[Begin Supplied material]

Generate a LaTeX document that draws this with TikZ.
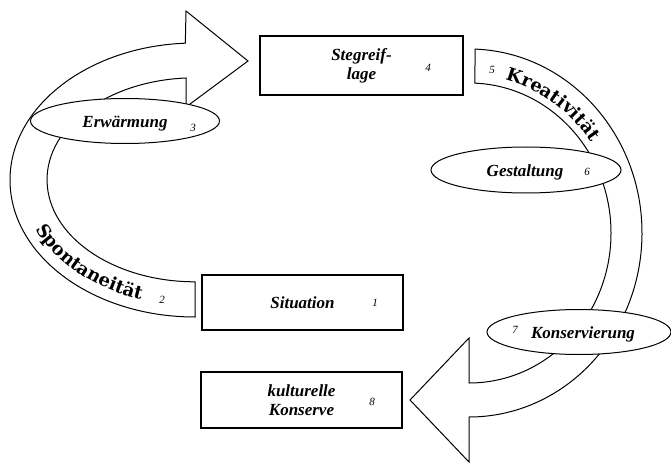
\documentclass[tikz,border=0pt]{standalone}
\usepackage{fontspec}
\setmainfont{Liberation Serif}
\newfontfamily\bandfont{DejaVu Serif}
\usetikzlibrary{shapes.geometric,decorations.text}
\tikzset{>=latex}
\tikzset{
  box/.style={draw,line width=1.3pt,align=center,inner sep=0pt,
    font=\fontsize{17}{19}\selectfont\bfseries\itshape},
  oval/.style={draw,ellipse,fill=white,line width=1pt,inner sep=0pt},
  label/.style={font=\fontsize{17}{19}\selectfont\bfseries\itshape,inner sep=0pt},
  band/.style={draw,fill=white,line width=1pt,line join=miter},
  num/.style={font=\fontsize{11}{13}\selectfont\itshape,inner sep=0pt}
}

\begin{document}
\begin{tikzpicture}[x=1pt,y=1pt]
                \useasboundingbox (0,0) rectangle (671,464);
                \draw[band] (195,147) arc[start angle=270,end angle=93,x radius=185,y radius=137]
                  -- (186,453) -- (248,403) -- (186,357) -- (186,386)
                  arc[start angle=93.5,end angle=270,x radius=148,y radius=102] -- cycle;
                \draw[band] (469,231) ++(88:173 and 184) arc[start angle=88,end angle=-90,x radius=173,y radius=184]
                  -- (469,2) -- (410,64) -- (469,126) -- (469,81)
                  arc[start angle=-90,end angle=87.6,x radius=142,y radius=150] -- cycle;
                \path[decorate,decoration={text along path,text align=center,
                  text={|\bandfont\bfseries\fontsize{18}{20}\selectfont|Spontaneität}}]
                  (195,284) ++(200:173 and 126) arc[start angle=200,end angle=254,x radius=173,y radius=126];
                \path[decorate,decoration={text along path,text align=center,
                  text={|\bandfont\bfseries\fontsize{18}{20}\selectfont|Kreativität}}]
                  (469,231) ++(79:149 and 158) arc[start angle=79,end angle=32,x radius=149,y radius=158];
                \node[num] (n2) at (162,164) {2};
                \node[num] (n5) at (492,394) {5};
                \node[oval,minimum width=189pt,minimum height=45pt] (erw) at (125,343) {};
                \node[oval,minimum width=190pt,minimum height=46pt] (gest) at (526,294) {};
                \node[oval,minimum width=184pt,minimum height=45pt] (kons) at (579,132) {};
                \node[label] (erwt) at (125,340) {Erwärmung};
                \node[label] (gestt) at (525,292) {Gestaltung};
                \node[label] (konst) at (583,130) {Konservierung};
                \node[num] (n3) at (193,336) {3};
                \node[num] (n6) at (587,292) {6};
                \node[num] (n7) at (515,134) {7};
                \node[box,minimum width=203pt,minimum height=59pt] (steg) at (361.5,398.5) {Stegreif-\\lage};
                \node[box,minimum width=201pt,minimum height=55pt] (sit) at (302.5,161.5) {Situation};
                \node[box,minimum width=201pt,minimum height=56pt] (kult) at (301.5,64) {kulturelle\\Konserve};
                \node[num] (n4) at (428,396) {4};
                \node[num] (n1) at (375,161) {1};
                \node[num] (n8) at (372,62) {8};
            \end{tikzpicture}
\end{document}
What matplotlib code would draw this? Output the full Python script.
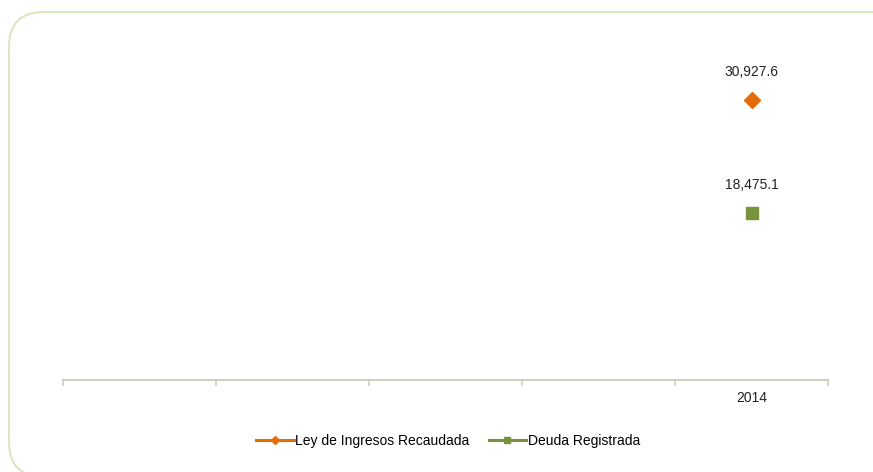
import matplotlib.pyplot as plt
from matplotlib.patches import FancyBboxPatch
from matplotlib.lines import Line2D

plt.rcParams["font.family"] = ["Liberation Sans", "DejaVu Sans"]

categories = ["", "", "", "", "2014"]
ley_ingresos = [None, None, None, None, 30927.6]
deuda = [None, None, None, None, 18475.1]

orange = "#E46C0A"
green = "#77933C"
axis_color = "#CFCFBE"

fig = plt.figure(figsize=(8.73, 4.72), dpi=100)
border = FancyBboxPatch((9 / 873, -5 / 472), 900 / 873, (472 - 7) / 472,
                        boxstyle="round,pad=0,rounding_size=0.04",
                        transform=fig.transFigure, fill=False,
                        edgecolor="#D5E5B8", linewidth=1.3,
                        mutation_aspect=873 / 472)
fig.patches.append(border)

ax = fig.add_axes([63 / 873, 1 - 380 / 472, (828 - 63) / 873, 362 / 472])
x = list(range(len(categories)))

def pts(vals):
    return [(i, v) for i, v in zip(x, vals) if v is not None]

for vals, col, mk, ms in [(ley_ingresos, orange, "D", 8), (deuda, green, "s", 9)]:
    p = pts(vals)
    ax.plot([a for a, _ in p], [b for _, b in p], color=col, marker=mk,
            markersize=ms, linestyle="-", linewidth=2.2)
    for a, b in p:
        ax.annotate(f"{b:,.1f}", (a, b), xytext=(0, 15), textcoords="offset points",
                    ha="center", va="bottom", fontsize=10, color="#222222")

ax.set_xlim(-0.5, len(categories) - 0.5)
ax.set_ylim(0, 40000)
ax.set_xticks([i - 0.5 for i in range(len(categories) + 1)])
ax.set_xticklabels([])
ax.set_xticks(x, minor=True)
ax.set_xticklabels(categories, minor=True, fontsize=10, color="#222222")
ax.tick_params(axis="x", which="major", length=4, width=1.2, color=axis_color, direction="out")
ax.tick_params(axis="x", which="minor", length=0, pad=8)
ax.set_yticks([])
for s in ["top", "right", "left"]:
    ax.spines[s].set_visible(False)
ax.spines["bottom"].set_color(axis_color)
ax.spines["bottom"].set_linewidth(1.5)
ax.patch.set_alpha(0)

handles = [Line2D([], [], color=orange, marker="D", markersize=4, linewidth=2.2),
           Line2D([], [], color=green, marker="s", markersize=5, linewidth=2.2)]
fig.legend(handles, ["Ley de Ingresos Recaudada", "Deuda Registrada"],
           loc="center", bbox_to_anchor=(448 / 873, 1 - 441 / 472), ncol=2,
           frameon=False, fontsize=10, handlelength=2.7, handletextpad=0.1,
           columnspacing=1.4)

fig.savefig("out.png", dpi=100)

[End Supplied material]

Exercise details: Repeat the full listing above exactly, with no pictures in the copy.

The answer:
Generate a LaTeX document that draws this with TikZ.
\documentclass[tikz,border=0pt]{standalone}
\usepackage{fontspec}
\setmainfont{Liberation Serif}
\newfontfamily\bandfont{DejaVu Serif}
\usetikzlibrary{shapes.geometric,decorations.text}
\tikzset{>=latex}
\tikzset{
  box/.style={draw,line width=1.3pt,align=center,inner sep=0pt,
    font=\fontsize{17}{19}\selectfont\bfseries\itshape},
  oval/.style={draw,ellipse,fill=white,line width=1pt,inner sep=0pt},
  label/.style={font=\fontsize{17}{19}\selectfont\bfseries\itshape,inner sep=0pt},
  band/.style={draw,fill=white,line width=1pt,line join=miter},
  num/.style={font=\fontsize{11}{13}\selectfont\itshape,inner sep=0pt}
}

\begin{document}
\begin{tikzpicture}[x=1pt,y=1pt]
                \useasboundingbox (0,0) rectangle (671,464);
                \draw[band] (195,147) arc[start angle=270,end angle=93,x radius=185,y radius=137]
                  -- (186,453) -- (248,403) -- (186,357) -- (186,386)
                  arc[start angle=93.5,end angle=270,x radius=148,y radius=102] -- cycle;
                \draw[band] (469,231) ++(88:173 and 184) arc[start angle=88,end angle=-90,x radius=173,y radius=184]
                  -- (469,2) -- (410,64) -- (469,126) -- (469,81)
                  arc[start angle=-90,end angle=87.6,x radius=142,y radius=150] -- cycle;
                \path[decorate,decoration={text along path,text align=center,
                  text={|\bandfont\bfseries\fontsize{18}{20}\selectfont|Spontaneität}}]
                  (195,284) ++(200:173 and 126) arc[start angle=200,end angle=254,x radius=173,y radius=126];
                \path[decorate,decoration={text along path,text align=center,
                  text={|\bandfont\bfseries\fontsize{18}{20}\selectfont|Kreativität}}]
                  (469,231) ++(79:149 and 158) arc[start angle=79,end angle=32,x radius=149,y radius=158];
                \node[num] (n2) at (162,164) {2};
                \node[num] (n5) at (492,394) {5};
                \node[oval,minimum width=189pt,minimum height=45pt] (erw) at (125,343) {};
                \node[oval,minimum width=190pt,minimum height=46pt] (gest) at (526,294) {};
                \node[oval,minimum width=184pt,minimum height=45pt] (kons) at (579,132) {};
                \node[label] (erwt) at (125,340) {Erwärmung};
                \node[label] (gestt) at (525,292) {Gestaltung};
                \node[label] (konst) at (583,130) {Konservierung};
                \node[num] (n3) at (193,336) {3};
                \node[num] (n6) at (587,292) {6};
                \node[num] (n7) at (515,134) {7};
                \node[box,minimum width=203pt,minimum height=59pt] (steg) at (361.5,398.5) {Stegreif-\\lage};
                \node[box,minimum width=201pt,minimum height=55pt] (sit) at (302.5,161.5) {Situation};
                \node[box,minimum width=201pt,minimum height=56pt] (kult) at (301.5,64) {kulturelle\\Konserve};
                \node[num] (n4) at (428,396) {4};
                \node[num] (n1) at (375,161) {1};
                \node[num] (n8) at (372,62) {8};
            \end{tikzpicture}
\end{document}
What matplotlib code would draw this? Output the full Python script.
import matplotlib.pyplot as plt
from matplotlib.patches import FancyBboxPatch
from matplotlib.lines import Line2D

plt.rcParams["font.family"] = ["Liberation Sans", "DejaVu Sans"]

categories = ["", "", "", "", "2014"]
ley_ingresos = [None, None, None, None, 30927.6]
deuda = [None, None, None, None, 18475.1]

orange = "#E46C0A"
green = "#77933C"
axis_color = "#CFCFBE"

fig = plt.figure(figsize=(8.73, 4.72), dpi=100)
border = FancyBboxPatch((9 / 873, -5 / 472), 900 / 873, (472 - 7) / 472,
                        boxstyle="round,pad=0,rounding_size=0.04",
                        transform=fig.transFigure, fill=False,
                        edgecolor="#D5E5B8", linewidth=1.3,
                        mutation_aspect=873 / 472)
fig.patches.append(border)

ax = fig.add_axes([63 / 873, 1 - 380 / 472, (828 - 63) / 873, 362 / 472])
x = list(range(len(categories)))

def pts(vals):
    return [(i, v) for i, v in zip(x, vals) if v is not None]

for vals, col, mk, ms in [(ley_ingresos, orange, "D", 8), (deuda, green, "s", 9)]:
    p = pts(vals)
    ax.plot([a for a, _ in p], [b for _, b in p], color=col, marker=mk,
            markersize=ms, linestyle="-", linewidth=2.2)
    for a, b in p:
        ax.annotate(f"{b:,.1f}", (a, b), xytext=(0, 15), textcoords="offset points",
                    ha="center", va="bottom", fontsize=10, color="#222222")

ax.set_xlim(-0.5, len(categories) - 0.5)
ax.set_ylim(0, 40000)
ax.set_xticks([i - 0.5 for i in range(len(categories) + 1)])
ax.set_xticklabels([])
ax.set_xticks(x, minor=True)
ax.set_xticklabels(categories, minor=True, fontsize=10, color="#222222")
ax.tick_params(axis="x", which="major", length=4, width=1.2, color=axis_color, direction="out")
ax.tick_params(axis="x", which="minor", length=0, pad=8)
ax.set_yticks([])
for s in ["top", "right", "left"]:
    ax.spines[s].set_visible(False)
ax.spines["bottom"].set_color(axis_color)
ax.spines["bottom"].set_linewidth(1.5)
ax.patch.set_alpha(0)

handles = [Line2D([], [], color=orange, marker="D", markersize=4, linewidth=2.2),
           Line2D([], [], color=green, marker="s", markersize=5, linewidth=2.2)]
fig.legend(handles, ["Ley de Ingresos Recaudada", "Deuda Registrada"],
           loc="center", bbox_to_anchor=(448 / 873, 1 - 441 / 472), ncol=2,
           frameon=False, fontsize=10, handlelength=2.7, handletextpad=0.1,
           columnspacing=1.4)

fig.savefig("out.png", dpi=100)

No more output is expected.